Standard Chartered to provide sustainable-trade financing to Gul Ahmed Textile Mills

Standard Chartered Bank (Pakistan) Limited has granted Gul Ahmed Textile Mills Limited with a sustainable-trade financing facility as part of its worldwide strategy to assist sustainable finance and promote environmentally-friendly industrial practices.

This is part of the Bank’s global initiative to cover various financial products that incorporate Environmental, Social, and Governance (ESG) criteria into funding and supporting projects that have environmental benefits, typically promote low carbon economies and help achieve the UN Sustainable Development Goals (SDG), according to the Bank’s announcement.

Gul Ahmed Textiles is one of Pakistan’s largest composite units, producing everything from cotton yarn to finished products, as well as having great goals to become a “Green Company” with minimum carbon emissions and harmless emissions. This substantial investment would help Pakistan develop the capacity for importing and retiring BCI cotton.

Standard Chartered Pakistan and Gul Ahmed Textiles have constructed extremely sustainable trade facilities with this additional capital, allowing clients to have interchangeable limitations for issuance and retirement.

Arslan Nayeem, Head, Client Coverage, CCIB, Standard Chartered Pakistan, said that this is an inspiring initiative, where the bank is enabling high-performing clients and socially responsible enterprises to achieve their goals of maintaining a healthy environment for the future while seeking commercial progress and exploring growth opportunities.

Nayeem added that they appreciate Gul Ahmed’s re-aligned policies, which promote the use of environmentally friendly raw materials in textile production while using safer energy, ideally renewable energy.

Gul Ahmed Textile Mills CEO Zaki Bashir, said that the company’s vision is “enriching lives by inspiring change,” and the company believed as a manufacturer of textile products, they can be enriching lives by adopting practices in selecting sustainable raw materials that are responsibly produced and sourced, such as “The Better Cotton Initiative” (BCI).

Bashir added that Gul Ahmed is one of Pakistan’s major users of BCI cotton and that the firm would continue to make a lasting effect on sustainability through sustainable practices.

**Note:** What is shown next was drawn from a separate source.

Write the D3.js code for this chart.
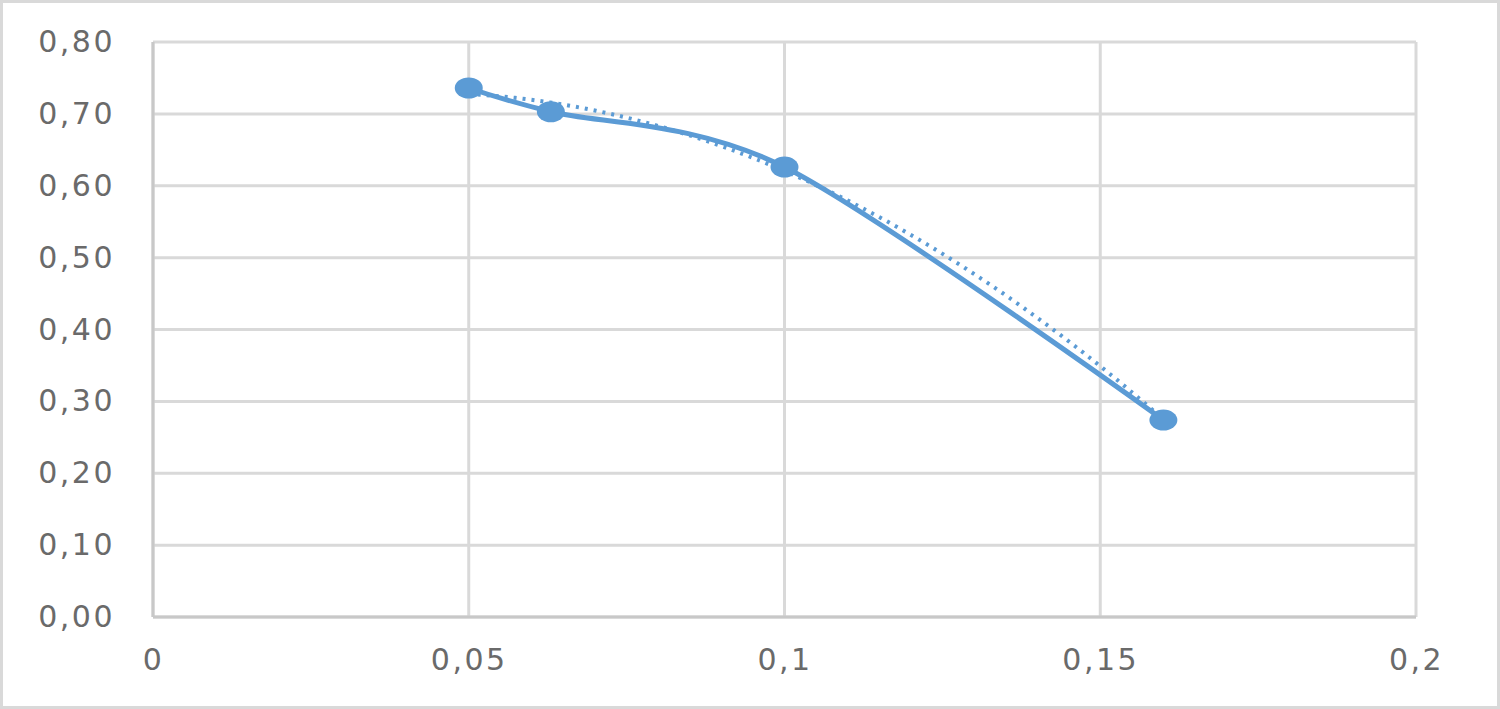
<!DOCTYPE html>
<html>
<head>
<meta charset="utf-8">
<script src="https://cdn.jsdelivr.net/npm/d3@7"></script>
<style>
    body { margin: 0; background: #fff; }
    .axis text { font-family: 'DejaVu Sans', sans-serif; font-size: 30px; fill: #6a6a6a; letter-spacing: 2.5px; }
</style>
</head>
<body>
<svg id="chart" width="1500" height="709"></svg>
<script>
// values
var xValues = [0.05, 0.063, 0.1, 0.16];
var yValues = [0.736, 0.703, 0.626, 0.274];
var xTicks = [0, 0.05, 0.1, 0.15, 0.2];
var yTicks = [0, 0.1, 0.2, 0.3, 0.4, 0.5, 0.6, 0.7, 0.8];

var svg = d3.select('#chart');
var svgWidth = 1500, svgHeight = 709;
var plot = {l: 153, r: 1416, t: 42, b: 617};
var blue = '#5b9bd5';

// outer frame
svg.append('rect')
    .attr('x', 1.5).attr('y', 1.5)
    .attr('width', svgWidth - 3).attr('height', svgHeight - 3)
    .attr('fill', '#fff')
    .attr('stroke', '#d9d9d9')
    .attr('stroke-width', 3);

var xScale = d3.scaleLinear().domain([0, 0.2]).range([plot.l, plot.r]);
var yScale = d3.scaleLinear().domain([0, 0.8]).range([plot.b, plot.t]);

var comma = function(fmt){
    return function(d){ return d3.format(fmt)(d).replace('.', ','); };
};

// gridlines
var grid = svg.append('g').attr('class', 'grid');
grid.selectAll('.hgrid')
    .data(yTicks)
    .enter()
    .append('line')
    .attr('x1', plot.l).attr('x2', plot.r)
    .attr('y1', function(d){ return yScale(d); })
    .attr('y2', function(d){ return yScale(d); })
    .attr('stroke', '#d9d9d9')
    .attr('stroke-width', 3);
grid.selectAll('.vgrid')
    .data(xTicks)
    .enter()
    .append('line')
    .attr('y1', plot.t).attr('y2', plot.b)
    .attr('x1', function(d){ return xScale(d); })
    .attr('x2', function(d){ return xScale(d); })
    .attr('stroke', '#d9d9d9')
    .attr('stroke-width', 3);

// axis lines
svg.append('line')
    .attr('x1', plot.l).attr('x2', plot.r)
    .attr('y1', plot.b).attr('y2', plot.b)
    .attr('stroke', '#c8c8c8').attr('stroke-width', 3);
svg.append('line')
    .attr('x1', plot.l).attr('x2', plot.l)
    .attr('y1', plot.t).attr('y2', plot.b)
    .attr('stroke', '#c8c8c8').attr('stroke-width', 3);

// axes (labels only)
var yAxis = d3.axisLeft(yScale).tickValues(yTicks).tickSize(0).tickPadding(38)
    .tickFormat(comma('.2f'));
svg.append('g')
    .attr('class', 'axis')
    .attr('transform', 'translate(' + plot.l + ',0)')
    .call(yAxis)
    .call(function(g){ g.select('.domain').remove(); });

var xAxis = d3.axisBottom(xScale).tickValues(xTicks).tickSize(0).tickPadding(32)
    .tickFormat(function(d){ return String(d).replace('.', ','); });
svg.append('g')
    .attr('class', 'axis')
    .attr('transform', 'translate(0,' + plot.b + ')')
    .call(xAxis)
    .call(function(g){ g.select('.domain').remove(); });

var points = xValues.map(function(x, i){ return {x: x, y: yValues[i]}; });

// polynomial (order 2) trendline, least squares on the points
function polyFit(pts){
    var n = pts.length, sx = 0, sx2 = 0, sx3 = 0, sx4 = 0, sy = 0, sxy = 0, sx2y = 0;
    pts.forEach(function(p){
        var x = p.x, y = p.y;
        sx += x; sx2 += x*x; sx3 += x*x*x; sx4 += x*x*x*x;
        sy += y; sxy += x*y; sx2y += x*x*y;
    });
    var m = [[n, sx, sx2, sy], [sx, sx2, sx3, sxy], [sx2, sx3, sx4, sx2y]];
    for (var i = 0; i < 3; i++) {
        for (var k = i + 1; k < 3; k++) {
            var f = m[k][i] / m[i][i];
            for (var j = i; j < 4; j++) m[k][j] -= f * m[i][j];
        }
    }
    var c = [0, 0, 0];
    for (var i2 = 2; i2 >= 0; i2--) {
        var s = m[i2][3];
        for (var j2 = i2 + 1; j2 < 3; j2++) s -= m[i2][j2] * c[j2];
        c[i2] = s / m[i2][i2];
    }
    return c;
}
var coef = polyFit(points);
var trend = d3.range(0, 61).map(function(i){
    var x = xValues[0] + (xValues[xValues.length - 1] - xValues[0]) * i / 60;
    return {x: x, y: coef[0] + coef[1]*x + coef[2]*x*x};
});

var line = d3.line()
    .x(function(d){ return xScale(d.x); })
    .y(function(d){ return yScale(d.y); });

svg.append('path')
    .datum(trend)
    .attr('d', line)
    .attr('fill', 'none')
    .attr('stroke', blue)
    .attr('stroke-width', 4)
    .attr('stroke-dasharray', '3,6');

svg.append('path')
    .datum(points)
    .attr('d', line.curve(d3.curveCardinal.tension(0.1)))
    .attr('fill', 'none')
    .attr('stroke', blue)
    .attr('stroke-width', 5)
    .attr('stroke-linecap', 'round');

svg.selectAll('.marker')
    .data(points)
    .enter()
    .append('ellipse')
    .attr('class', 'marker')
    .attr('cx', function(d){ return xScale(d.x); })
    .attr('cy', function(d){ return yScale(d.y); })
    .attr('rx', 14)
    .attr('ry', 10.5)
    .attr('fill', blue);
</script>
</body>
</html>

Only sustainable raw materials will be routed via this banking facility as a result of these new regulations and practices. This long-term business strategy is based on the standards of “The Better Cotton Initiative” (BCI), a global non-profit organization that runs the world’s biggest cotton sustainability program. More than 2.3 million cotton farmers in 23 countries receive training on more sustainable agricultural techniques.